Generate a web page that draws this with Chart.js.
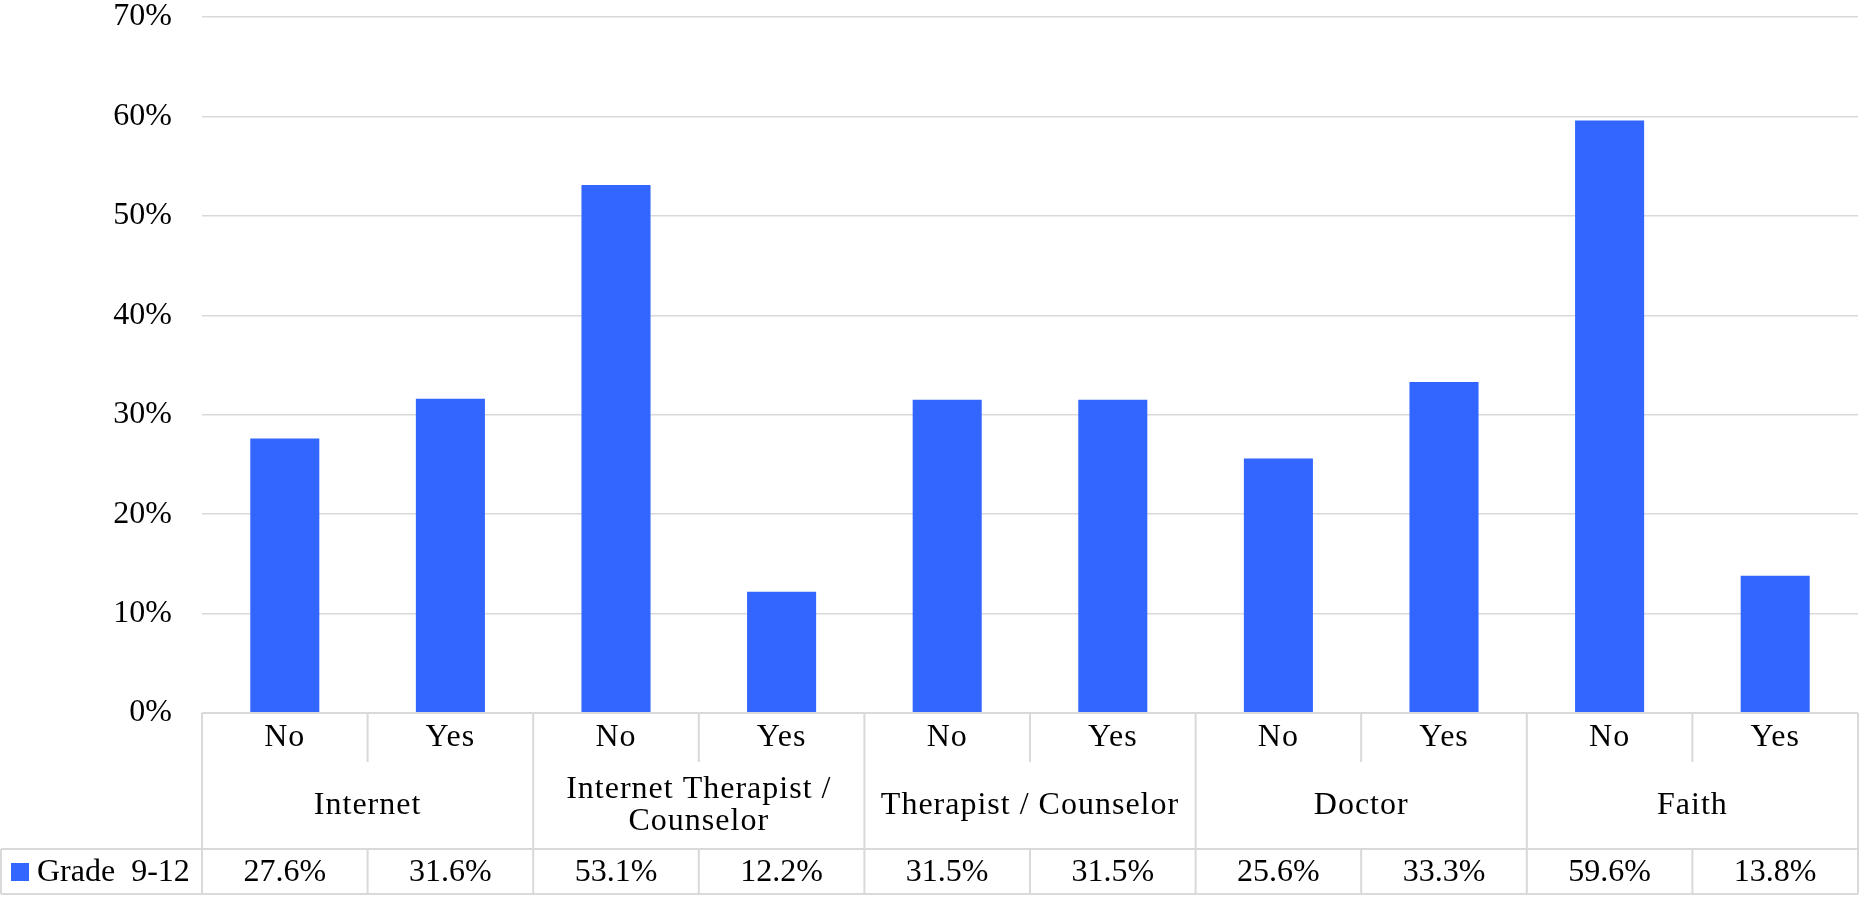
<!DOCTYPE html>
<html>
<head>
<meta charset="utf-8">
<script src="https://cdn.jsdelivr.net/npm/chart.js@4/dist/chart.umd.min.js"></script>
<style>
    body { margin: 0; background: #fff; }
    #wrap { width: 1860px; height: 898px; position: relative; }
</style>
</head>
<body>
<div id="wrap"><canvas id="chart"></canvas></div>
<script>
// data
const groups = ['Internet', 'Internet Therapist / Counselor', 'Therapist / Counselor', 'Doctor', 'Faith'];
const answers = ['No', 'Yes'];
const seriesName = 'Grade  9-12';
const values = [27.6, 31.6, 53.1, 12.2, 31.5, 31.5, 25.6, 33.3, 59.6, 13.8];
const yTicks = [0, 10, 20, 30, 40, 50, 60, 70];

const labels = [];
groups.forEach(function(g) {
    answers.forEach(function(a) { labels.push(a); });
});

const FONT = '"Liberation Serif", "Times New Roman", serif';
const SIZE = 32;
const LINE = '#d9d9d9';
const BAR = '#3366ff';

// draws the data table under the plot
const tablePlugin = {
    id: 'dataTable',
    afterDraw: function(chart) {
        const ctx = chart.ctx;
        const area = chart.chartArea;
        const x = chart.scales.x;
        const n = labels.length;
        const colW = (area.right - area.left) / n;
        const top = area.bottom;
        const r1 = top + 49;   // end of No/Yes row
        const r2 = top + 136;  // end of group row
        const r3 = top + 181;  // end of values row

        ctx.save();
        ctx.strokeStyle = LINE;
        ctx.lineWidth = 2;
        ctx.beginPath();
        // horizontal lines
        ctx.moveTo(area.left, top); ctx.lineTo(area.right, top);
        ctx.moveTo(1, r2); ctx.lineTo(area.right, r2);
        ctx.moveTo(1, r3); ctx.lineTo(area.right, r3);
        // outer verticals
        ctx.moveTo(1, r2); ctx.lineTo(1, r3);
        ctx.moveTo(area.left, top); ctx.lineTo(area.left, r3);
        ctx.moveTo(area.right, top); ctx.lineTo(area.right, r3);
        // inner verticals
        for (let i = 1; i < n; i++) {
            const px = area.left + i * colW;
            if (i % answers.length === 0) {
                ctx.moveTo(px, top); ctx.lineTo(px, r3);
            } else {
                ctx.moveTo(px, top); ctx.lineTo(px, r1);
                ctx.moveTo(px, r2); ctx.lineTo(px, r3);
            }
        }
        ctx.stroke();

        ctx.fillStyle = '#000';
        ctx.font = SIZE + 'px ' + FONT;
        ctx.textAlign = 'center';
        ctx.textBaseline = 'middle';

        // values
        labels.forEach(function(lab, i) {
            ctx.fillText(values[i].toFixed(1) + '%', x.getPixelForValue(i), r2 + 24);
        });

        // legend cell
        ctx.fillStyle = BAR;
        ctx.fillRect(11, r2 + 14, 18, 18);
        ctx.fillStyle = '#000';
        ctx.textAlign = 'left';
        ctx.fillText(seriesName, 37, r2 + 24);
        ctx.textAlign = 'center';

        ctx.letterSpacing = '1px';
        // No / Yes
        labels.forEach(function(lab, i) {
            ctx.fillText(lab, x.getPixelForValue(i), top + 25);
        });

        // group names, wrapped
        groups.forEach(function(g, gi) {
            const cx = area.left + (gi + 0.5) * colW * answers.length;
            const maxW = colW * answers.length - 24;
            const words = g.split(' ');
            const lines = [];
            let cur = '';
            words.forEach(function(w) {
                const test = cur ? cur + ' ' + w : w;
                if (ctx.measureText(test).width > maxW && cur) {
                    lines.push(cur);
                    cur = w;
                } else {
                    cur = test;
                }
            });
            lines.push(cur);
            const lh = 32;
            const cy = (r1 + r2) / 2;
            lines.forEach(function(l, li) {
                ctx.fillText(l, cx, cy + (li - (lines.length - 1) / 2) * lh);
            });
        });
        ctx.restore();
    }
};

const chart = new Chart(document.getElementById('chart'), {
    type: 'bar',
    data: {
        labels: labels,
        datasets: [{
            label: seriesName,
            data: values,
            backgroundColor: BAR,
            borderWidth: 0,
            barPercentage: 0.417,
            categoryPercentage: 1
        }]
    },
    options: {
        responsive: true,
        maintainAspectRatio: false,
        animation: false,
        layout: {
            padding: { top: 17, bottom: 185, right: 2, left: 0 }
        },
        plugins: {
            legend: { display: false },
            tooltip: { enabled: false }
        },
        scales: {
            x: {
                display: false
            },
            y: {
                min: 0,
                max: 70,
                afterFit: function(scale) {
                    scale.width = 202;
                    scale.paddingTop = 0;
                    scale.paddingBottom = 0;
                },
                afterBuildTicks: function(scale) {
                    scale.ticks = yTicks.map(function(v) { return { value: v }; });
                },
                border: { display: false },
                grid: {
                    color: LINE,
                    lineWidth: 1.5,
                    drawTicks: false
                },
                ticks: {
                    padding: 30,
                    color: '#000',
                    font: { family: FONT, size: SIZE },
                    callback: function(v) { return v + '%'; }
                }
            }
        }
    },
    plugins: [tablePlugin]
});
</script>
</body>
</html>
· · · · · · ·
» **TO DO**: Omitting all pictures, restate exactly the lines of the material from its start through the line that contains "const r3 = top".

» **ANSWER TO THE TASK**:
Generate a web page that draws this with Chart.js.
<!DOCTYPE html>
<html>
<head>
<meta charset="utf-8">
<script src="https://cdn.jsdelivr.net/npm/chart.js@4/dist/chart.umd.min.js"></script>
<style>
    body { margin: 0; background: #fff; }
    #wrap { width: 1860px; height: 898px; position: relative; }
</style>
</head>
<body>
<div id="wrap"><canvas id="chart"></canvas></div>
<script>
// data
const groups = ['Internet', 'Internet Therapist / Counselor', 'Therapist / Counselor', 'Doctor', 'Faith'];
const answers = ['No', 'Yes'];
const seriesName = 'Grade  9-12';
const values = [27.6, 31.6, 53.1, 12.2, 31.5, 31.5, 25.6, 33.3, 59.6, 13.8];
const yTicks = [0, 10, 20, 30, 40, 50, 60, 70];

const labels = [];
groups.forEach(function(g) {
    answers.forEach(function(a) { labels.push(a); });
});

const FONT = '"Liberation Serif", "Times New Roman", serif';
const SIZE = 32;
const LINE = '#d9d9d9';
const BAR = '#3366ff';

// draws the data table under the plot
const tablePlugin = {
    id: 'dataTable',
    afterDraw: function(chart) {
        const ctx = chart.ctx;
        const area = chart.chartArea;
        const x = chart.scales.x;
        const n = labels.length;
        const colW = (area.right - area.left) / n;
        const top = area.bottom;
        const r1 = top + 49;   // end of No/Yes row
        const r2 = top + 136;  // end of group row
        const r3 = top + 181;  // end of values row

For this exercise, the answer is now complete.